One thing city leaders were trying to work through during Boyd’s time on the board was how to rejuvenate Kingsport’s opportunities for economic growth.

Boyd was passionate about the subject and supported difficult decisions needed to try and make economic development move ahead, Light said.

“He wanted desperately to be a part of revitalization efforts and economic growth,” Light said. “He helped lay the groundwork for some of the good progress that the city is enjoying today.”

Light said Boyd will undoubtedly be remembered for the strong relationship he shared with his wife of more than half a century, Betsy.

“They were definitely a team and a pair,” Light said.

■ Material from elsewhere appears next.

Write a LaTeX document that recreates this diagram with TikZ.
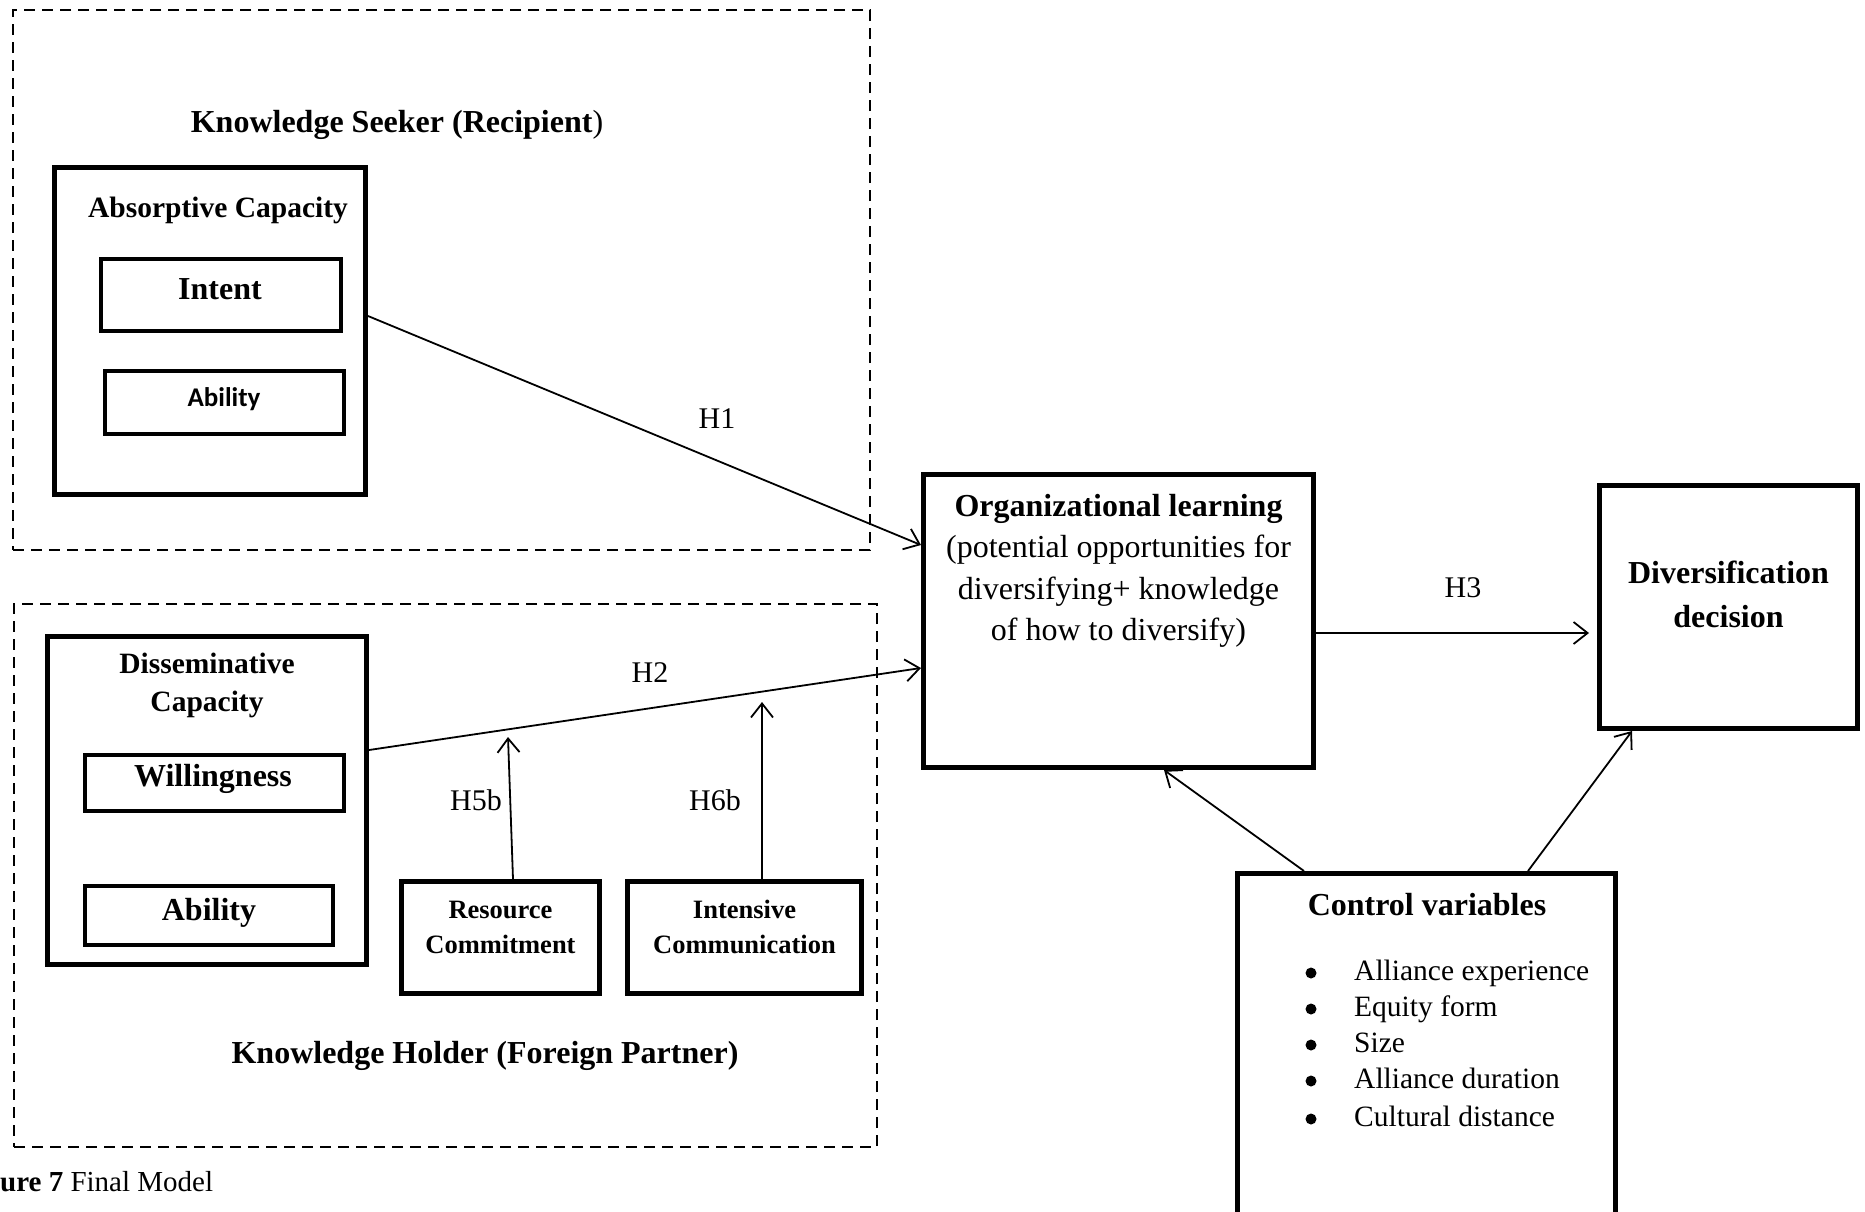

“They did everything together,” said Tommy Olterman, who’d known the Boyds for more than 40 years.

Olterman said the judge always put family first.

“He was a tremendous family man,” Olterman said. “He had a heart bigger than the Atlantic Ocean. There were so many good things he did that people didn’t know. That was one thing that was special for him. He always raised money for families in need at Christmas — he’d go around and collect money from all his buddies. It was a big thing for him.”

Boyd served in the U.S. Navy — he was a Navy Frogman, class six, during the Korean War.

“He loved his military,” Olterman said. “And, of course, one of his claims to fame was he served with Rudy from the ‘Survivor’ television show.”

Olterman served as a county commissioner from 1980 to 1986.

“I was the youngest member of the county commission at that time,” Olterman said. “Lon was a good leader for Sullivan County. He taught me that the big picture of the county was what’s important for everybody — not just the district you represent. He taught me that when you’re in that position, you’ve got to take care of the big picture and everybody is a taxpayer.”

When Olterman married about 31 years ago, Boyd was a member of the wedding party.

Olterman and his wife later named their son Derek Boyd Olterman to honor Boyd’s influence in their lives.

“He was just a unique fellow,” Olterman said.

Boyd is survived by his wife of 51 years, the former Betsy Lee of Asheville, N.C.; a sister, Shirley Boyd Page, Kingsport; nephews, Dan Page and wife, Christy of Kingsport, Dr. David Page and wife, Lisa of Knoxville; a brother-in-law, Howard Hensley, Kingsport; nieces Laura Hensley and husband, Brent Brazier of Moorpark, Calif., Alice Hensley Pope, Michelle Boyd Cline and husband Michael of Kingsport; a sister-in-law, Harrold Lee Vaughn of Charlotte, N.C.; nephews, Vernon Vaughn and wife, Mary of Gastonia, N.C., Lee Vaughn and wife, Carla of Bristol, Tenn., and Steven Vaughn and wife, Caroline of Charlotte, N.C.; eleven great-nieces and great-nephews.

There will be a graveside service Thursday at 1:30 p.m. at Oak Hill Memorial Park with a memorial service to follow at 2 p.m. at First Presbyterian Church. The Rev. Dr. David A. Cagle and the Rev. Craig Foster will officiate. The family will receive friends following the memorial service at the church.

Memorial contributions may be made to Dobyns-Bennett High School Lon Boyd Scholarship Fund, Activities Office, 1800 Legion Drive, Kingsport, TN 37664; or UDT-Seal, Naval Special Warfare Foundation Building Fund in the name of Lon Boyd, P. O. Box 5965, Virginia Beach, VA 23471; or First Presbyterian Church, Music Ministry, 100 West Church Circle, Kingsport, TN 37660.